The Silkwood sugarcane water-quality monitoring site was established in 2014 as part of the Paddock to Reef Integrated Monitoring, Modelling and Reporting Program (reefplan.qld.gov.au). The Silkwood site was developed to monitor nutrient losses from sugarcane crop-soil systems, which contribute to the water quality of aquatic and marine ecosystems within the Great Barrier Reef catchment area. The site is located within the Wet Tropics region of north Queensland, and is monitored by the Department of Natural Resources and Mines. Farming practices are managed by MSF Sugar.

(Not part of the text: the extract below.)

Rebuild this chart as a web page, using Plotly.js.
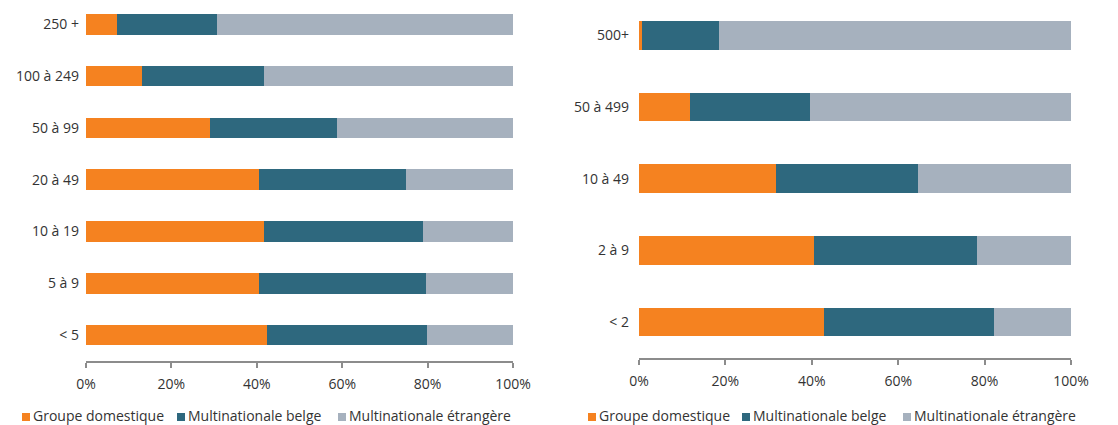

The program has been funded jointly by the Australian and Queensland governments, and is a collaboration involving governments, industry bodies, regional natural resource management bodies, landholders and research organizations. Objectives of the project are to:
The site has been fitted with four monitoring stations designed to measure runoff and deep drainage from four nitrogen application treatments. Each station is fitted with a 9-inch Parshall flume and rubber-wing walls. They are instrumented with a CR800 datalogger, automated refrigerated water sampler, pressure transducer, telemetry, and power equipment to measure and record flow and collect runoff water samples. The site was also fitted with two tipping bucket rain gages (pluviometer) to record rainfall volume and intensity, and a below-ground lysimeter system to measure and collect deep drainage of water and nutrients below the root zone of the crop.
Data collected from the pressure transducers is used to calculate volumes of water lost from the system as surface runoff. These volumes are combined with nutrient concentrations collected by the automated samplers to produce total losses of nitrogen per unit area from each of the treatments throughout each crop cycle.
The measurements collected by the Campbell Scientific equipment are combined with several other factors to produce a comprehensive nutrient budget for the sugarcane crop-soil system at the Silkwood trial site. Since its establishment, accurate measurements of nutrient loss have been recorded over three complete crop cycles, and the information produced contributed to the greater Paddock to Reef Program (Technical Report 2014-16). The site is continuing to operate, increasing the data pool and enabling the modeling of nitrogen losses from the system into the future.